Для контраста закончу воспоминанием о самом глубоком впечатлении, полученном мною в нашем летнем театре, пусть и похожем на сарай, но со строго билетершей у входа, с бодро звучащими звонками перед началом действия, с духовым оркестром в антракте.
В1924 году. Уже после окончания мною школы, в Котельнич приехал театр Гайдебурова, так называемый Передвижной общедоступный театр, хорошо знакомый мне позже по Ленинграду (Литейный, 51) В Котельниче он показал три пьесы: «Колокола» Диккенса, «Зимний сон» Дрейера и «Вишневый сад» Гайдебуров приехал уже в конце сезона, когда я с моими друзьями перед последним актом чеховской пьесы вышел в сад, деревья, мне показалось, шумят обреченно. Это тесно соединилось для меня с пьесой, где продают сад, скоро вырубят сад, где люди так грустно- веселы, чего- то возбужденно ждут, отмахиваясь от всего, что реально их ожидает завтра… Гайдебуров, как я теперь понимаю, не хуже прежнего МХАТа умел создать поэтическое настроение. Когда спектакль кончился, было уже совсем темно, августовская ночь; мы вышли на улицу и увидели за рекой тусклое зарево, пахло дымом- это горел дальний лес. Тоже очень запомнившееся впечатление.
Мне кажется, что с тех пор я и полюбил театр, особенно, театр чеховский, с его поэзией обыденной жизни.

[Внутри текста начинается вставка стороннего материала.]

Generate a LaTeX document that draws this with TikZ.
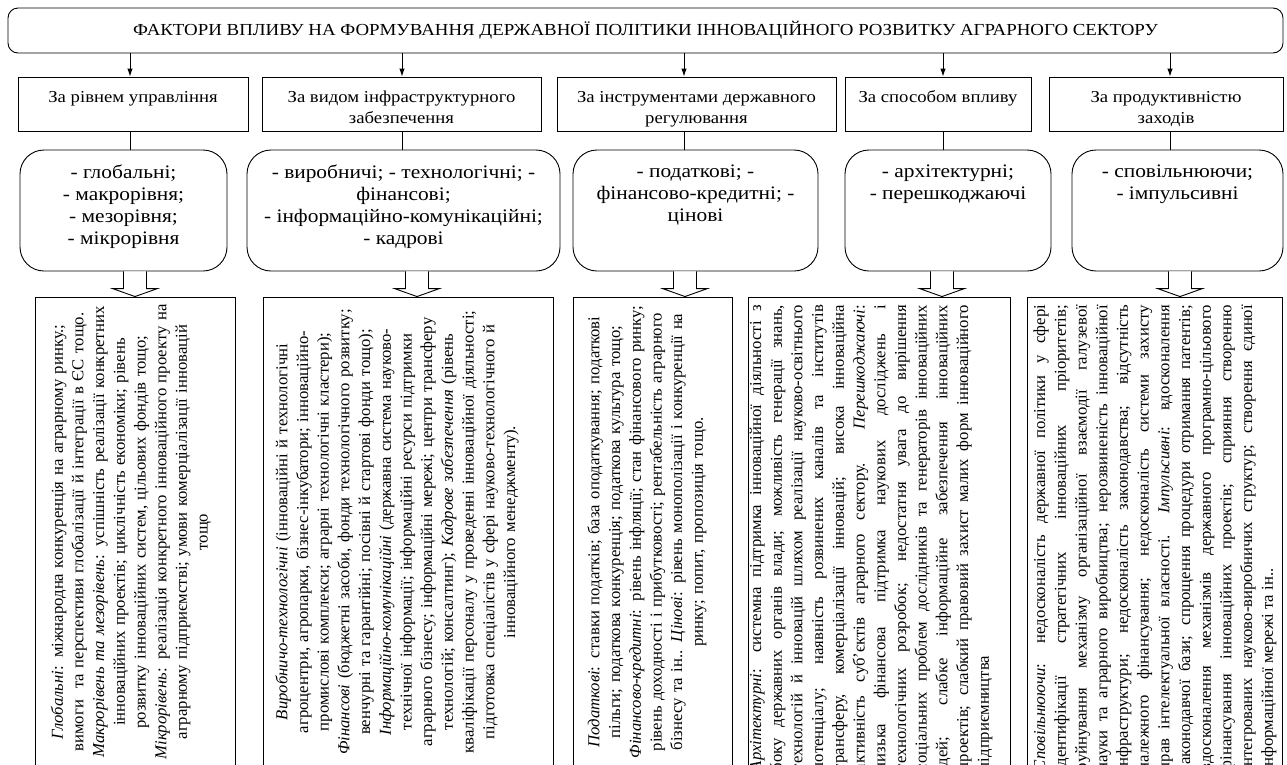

А с Павлом Павловичем Гайдебуровым, талантливейшим режиссером и актером (В «Вишневом саде» он играл Петю Трофимова. ) я неожиданно встретился через двадцать лет, когда Московский театр драмы, единственный в первые годы Отечественной войны театр в Москве. поставив «Беспокойную старость», с разбегу собирался поставить другую мою пьесу- «Великодушная война или Добрый даунский отшельник», и Гайдебуров намеревался играть Дарвина. Но это было далеко впереди, да и вообще не состоялось.
Соль.
Это была любопытная семья. Отец- самый обычный мелкий хозяйственник, заведующий соляными амбарами. Он занимался оптовой торговлей солью и до революции, только в частном порядке. Котельнич был перевалочным пунктом: прибывшие по реке баржи тут разгружали, дальше соль следовала по железной дороге.

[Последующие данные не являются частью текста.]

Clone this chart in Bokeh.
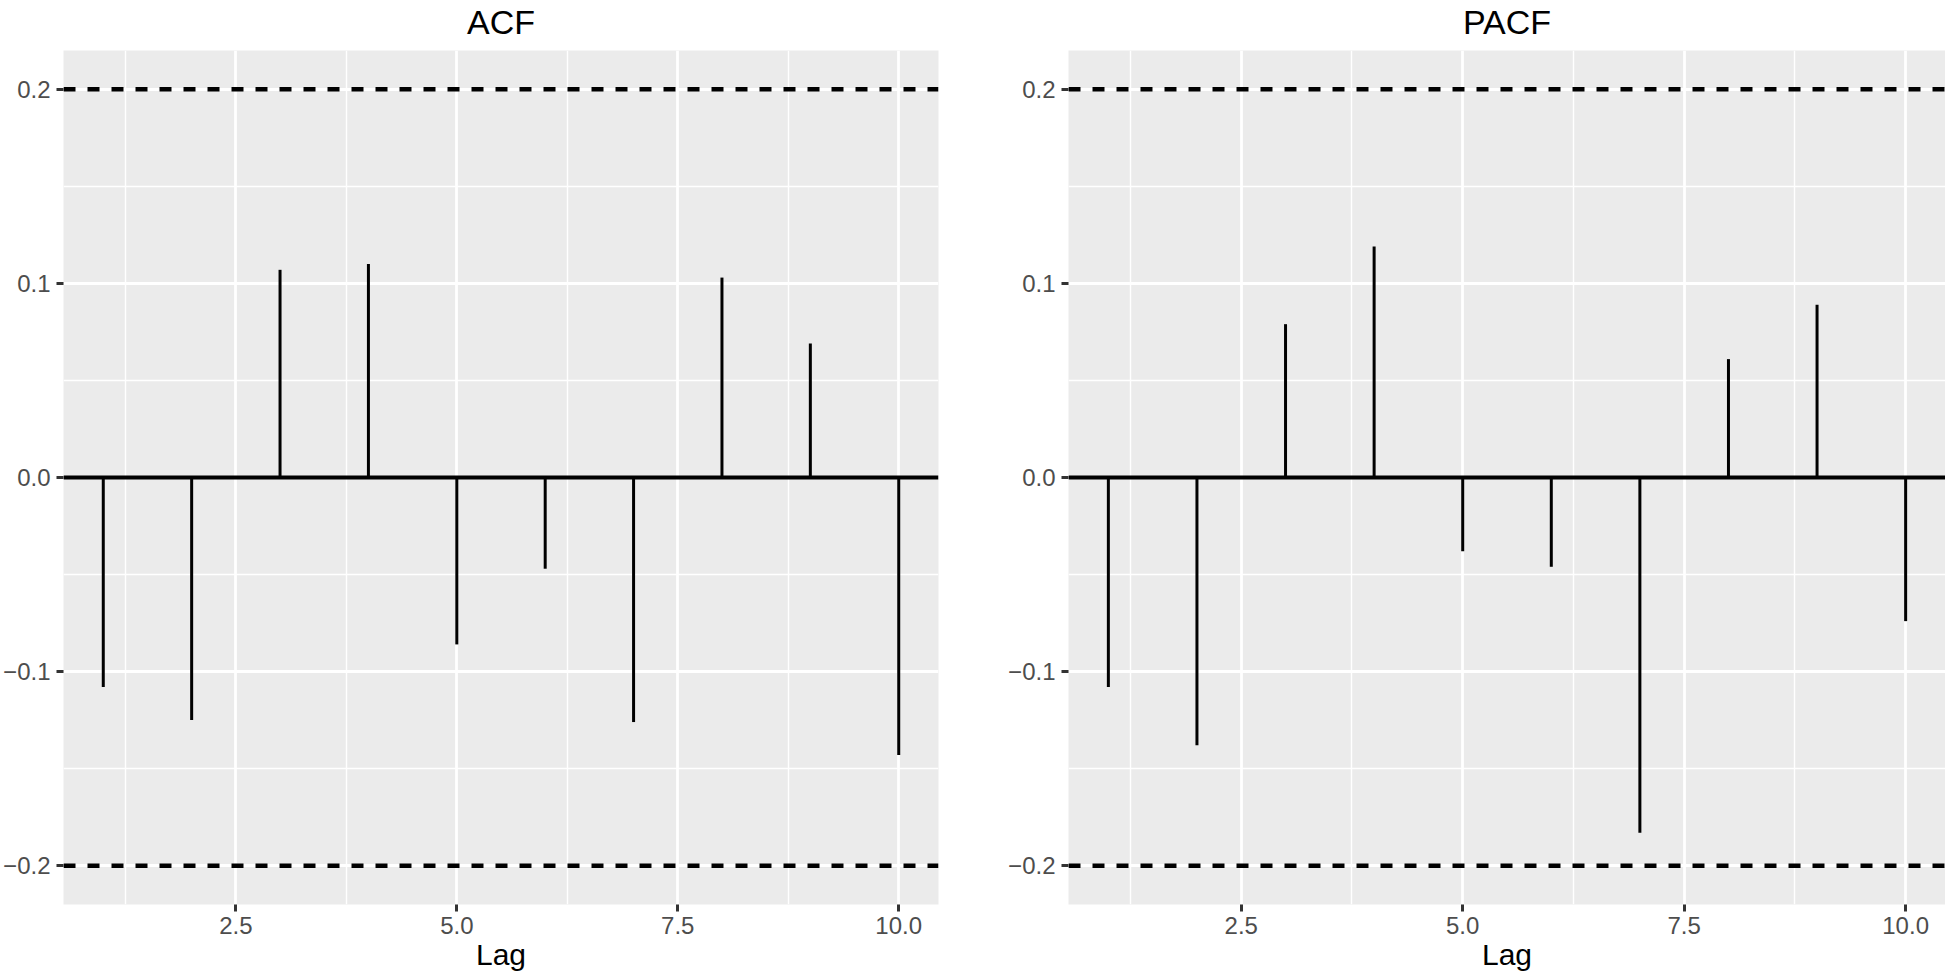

На реке и произошел тот несчастный случай, который доставил Василию Степановичу столь неприятные переживания, а мог кончиться для него полным крахом. Механизация таких работ в те годы отсутствовала, с баржи на берег к амбарам вели деревянные сходни, по которым грузчики и таскали на своих спинах мешки. Соль, как известно, вещество тяжелое, весьма тяжелое, и сходни однажды обрушились. Страшно не то, что мешки с солью затонули- их можно вытащить, высушить, но при этом погибло несколько грузчиков, казанских татар. Почему они не могли выплыть, выбраться на берег, если мешки сразу сбросили с плеч? Помехой оказалась та же злосчастная соль, которой они набивали себе карманы, пазухи.- она-то и потянула их на дно.